На ранних этапах этого развития основными проблемами были поиск места для жилья и недостаток пищи. Хрди предполагает, что в охотничье-собирательских обществах, как у нашего собственного вида, Homo sapiens, так и у существовавших ранее Homo erectus, агрессия во взаимоотношениях между группами была достаточно редким явлением. Отчасти это объяснялось тем, что до недавнего времени нас на Земле было довольно мало. Homo erectus пришли из Африки много сотен тысяч лет назад – известно, что этот вид просуществовал примерно 1,6 млн лет, прежде чем исчезнуть с лица Земли, – и тем не менее археологических свидетельств их существования крайне мало. Поэтому, считает профессор Хрди, малочисленным племенам не нужно было враждовать друг с другом, если вместо этого можно было просто откочевать на несколько километров и спокойно охотиться там.
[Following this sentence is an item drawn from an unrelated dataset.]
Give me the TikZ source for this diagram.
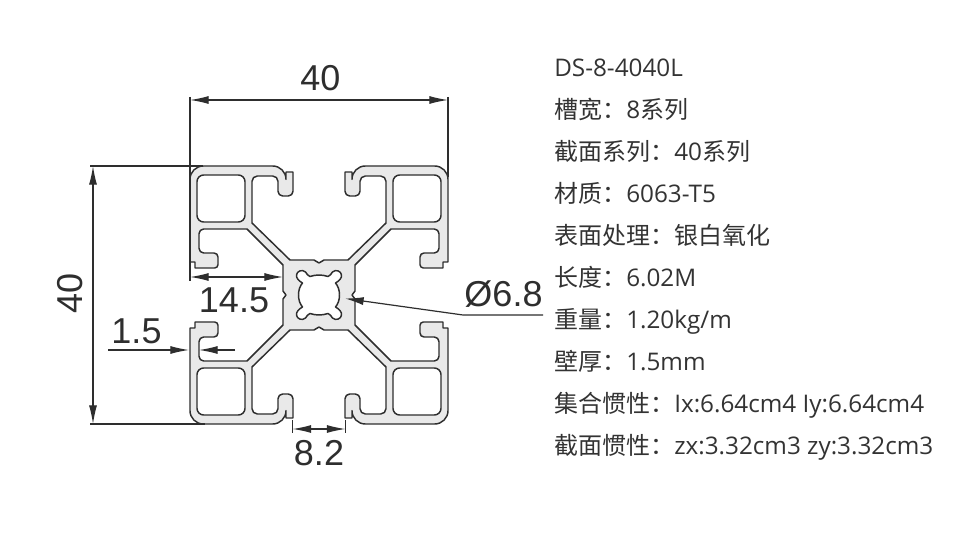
\documentclass[tikz,border=0pt]{standalone}
\usepackage{fontspec}
\setmainfont{Liberation Sans}
\newfontfamily\cjkfont{Noto Sans CJK SC}
\newfontfamily\latinfont{Open Sans}
\usetikzlibrary{arrows.meta}
\definecolor{ink}{HTML}{2E2E2E}
\definecolor{alu}{HTML}{E9E9E9}
\definecolor{txt}{HTML}{333333}
\tikzset{
  prof/.style={draw=ink,line width=1.1pt,line join=round},
  dimline/.style={draw=ink,line width=0.9pt},
  dimarrow/.style={dimline,{Latex[length=14pt,width=6pt]}-{Latex[length=14pt,width=6pt]}},
  onearrow/.style={dimline,-{Latex[length=14pt,width=6pt]}},
  dimtext/.style={font=\fontsize{27pt}{30pt}\selectfont,text=ink,inner sep=0pt},
  spec/.style={font=\cjkfont\fontsize{18pt}{20pt}\selectfont,text=txt,anchor=base west,inner sep=0pt},
}
\newcommand{\lat}{\latinfont\fontsize{18.2pt}{20pt}\selectfont}
\newcommand{\quadoutline}{(-33,0) -- (-36,-4) -- (-36,-30) -- (-72,-66) [rounded corners=3.5pt] -- (-120,-66) -- (-120,-42) [rounded corners=3pt] -- (-101,-42) [rounded corners=2.5pt] -- (-101,-27) [rounded corners=0pt] -- (-124,-27) -- (-124,-33) -- (-129,-33) [rounded corners=10pt] -- (-129,-129) -- (-33,-129) [rounded corners=0pt] -- (-33,-123) -- (-26,-123) [rounded corners=3.5pt] -- (-26,-99) -- (-41,-99) [rounded corners=4pt] -- (-41,-119) -- (-67,-119) [rounded corners=0pt] -- (-67,-72) -- (-29,-35) -- (-5,-35) -- (0,-32)}
\begin{document}
\begin{tikzpicture}[x=0.75pt,y=-0.75pt]
\useasboundingbox (0,0) rectangle (954,559);
\fill[white] (0,0) rectangle (954,559);
\begin{scope}[shift={(319,295)}]
  \foreach \sx/\sy in {1/1,-1/1,1/-1,-1/-1}{
    \begin{scope}[xscale=\sx,yscale=\sy]
      \fill[alu] \quadoutline -- (0,0) -- cycle;
      \draw[prof] \quadoutline;
      \draw[prof,fill=white,rounded corners=5pt] (-122,-120) rectangle (-74,-73);
    \end{scope}
  }
  \foreach \sx/\sy in {1/1,-1/1,1/-1,-1/-1}{
    \begin{scope}[xscale=\sx,yscale=\sy]
      \fill[white] (0,0) -- (-20.5,0) .. controls (-20.5,-5) and (-19,-9) .. (-16.5,-12) .. controls (-20,-14) and (-23,-17) .. (-22.5,-20) .. controls (-22,-24) and (-17,-26) .. (-13.5,-23) .. controls (-12,-21) and (-11,-19) .. (-9,-18.5) .. controls (-6,-19.5) and (-3,-20) .. (0,-20) -- cycle;
      \draw[prof] (-20.5,0) .. controls (-20.5,-5) and (-19,-9) .. (-16.5,-12) .. controls (-20,-14) and (-23,-17) .. (-22.5,-20) .. controls (-22,-24) and (-17,-26) .. (-13.5,-23) .. controls (-12,-21) and (-11,-19) .. (-9,-18.5) .. controls (-6,-19.5) and (-3,-20) .. (0,-20);
    \end{scope}
  }
\end{scope}
% dimension anchors
\coordinate (topL) at (190,100); \coordinate (topR) at (448,100);
\coordinate (topLe) at (190,97); \coordinate (topLb) at (190,281);
\coordinate (topRe) at (448,97); \coordinate (topRb) at (448,177);
\coordinate (leftT) at (93,166); \coordinate (leftB) at (93,424);
\coordinate (leftTs) at (90,166); \coordinate (leftTe) at (203,166);
\coordinate (leftBs) at (90,424); \coordinate (leftBe) at (205,424);
\coordinate (hL) at (190,277); \coordinate (hR) at (283,277);
\coordinate (oneA) at (108,350); \coordinate (oneB) at (189,350);
\coordinate (oneC) at (235,350); \coordinate (oneD) at (199,350);
\coordinate (eL) at (292.5,429); \coordinate (eR) at (345.5,429);
\coordinate (eLa) at (292.5,420); \coordinate (eLb) at (292.5,433);
\coordinate (eRa) at (345.5,420); \coordinate (eRb) at (345.5,433);
\coordinate (dTip) at (345,298.5); \coordinate (dKnee) at (463,315); \coordinate (dEnd) at (543,315);
\draw[dimline] (topLe) -- (topLb);
\draw[dimline] (topRe) -- (topRb);
\draw[dimarrow] (topL) -- (topR);
\draw[dimline] (leftTs) -- (leftTe);
\draw[dimline] (leftBs) -- (leftBe);
\draw[dimarrow] (leftT) -- (leftB);
\draw[dimarrow] (hL) -- (hR);
\draw[onearrow] (oneA) -- (oneB);
\draw[onearrow] (oneC) -- (oneD);
\draw[dimline] (eLa) -- (eLb);
\draw[dimline] (eRa) -- (eRb);
\draw[dimarrow] (eL) -- (eR);
\draw[dimline,{Latex[length=14pt,width=6pt]}-] (dTip) -- (dKnee) -- (dEnd);
\node[dimtext] (t40a) at (320.5,78) {40};
\node[dimtext,rotate=90] (t40b) at (70,293) {40};
\node[dimtext] (t145) at (234,300) {14.5};
\node[dimtext] (t15) at (136.5,331) {1.5};
\node[dimtext] (t82) at (319,453) {8.2};
\node[dimtext] (t68) at (503.5,294) {Ø6.8};
\foreach \n/\yy/\s in {
 a/76.5/{\lat DS-8-4040L},
 b/118.5/{槽宽：\lat 8\cjkfont\fontsize{18pt}{20pt}\selectfont 系列},
 c/160.5/{截面系列：\lat 40\cjkfont\fontsize{18pt}{20pt}\selectfont 系列},
 d/202.5/{材质：\lat 6063-T5},
 e/244.5/{表面处理：银白氧化},
 f/286.5/{长度：\lat 6.02M},
 g/328.5/{重量：\lat 1.20kg/m},
 h/370.5/{壁厚：\lat 1.5mm},
 i/412.5/{集合惯性：\lat Ix:6.64cm4 Iy:6.64cm4},
 j/454.5/{截面惯性：\lat zx:3.32cm3 zy:3.32cm3}}{
  \node[spec] (spec\n) at (554,\yy) {\s};
}
\end{tikzpicture}
\end{document}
Это предположение поддерживается обширными исследованиями Полли Висснер, известного культурного антрополога, которая работала в различных племенах бушменов пустыни Калахари
{175} на протяжении более 30 лет. Бушмены, которых также иногда называют сан, – это аборигенное население Южной Африки; они жили в одном и том же полупустынном регионе в течение примерно 80 000 лет. Профессор Висснер сообщает, что культурной нормой, способствующей поддержанию широкой сети родственных отношений между бушменами, является практика дарения, рассказывания историй и посещений. Эта социальная технология по своим функциям сходна с экономикой даров, которую сформировали богатые династии бронзового века, о чем я рассказывал ранее. Борьба между родственниками ради обеспечения выживания встречается гораздо реже, чем борьба за сексуальных партнеров, однако во многих группах система социальных договоренностей о браках практически свела на нет даже это поведение, так как члены группы понимают, что соперничество отнимает у людей энергию, а ее разумнее потратить на охоту и собирательство, обеспечивающие существование группы в целом.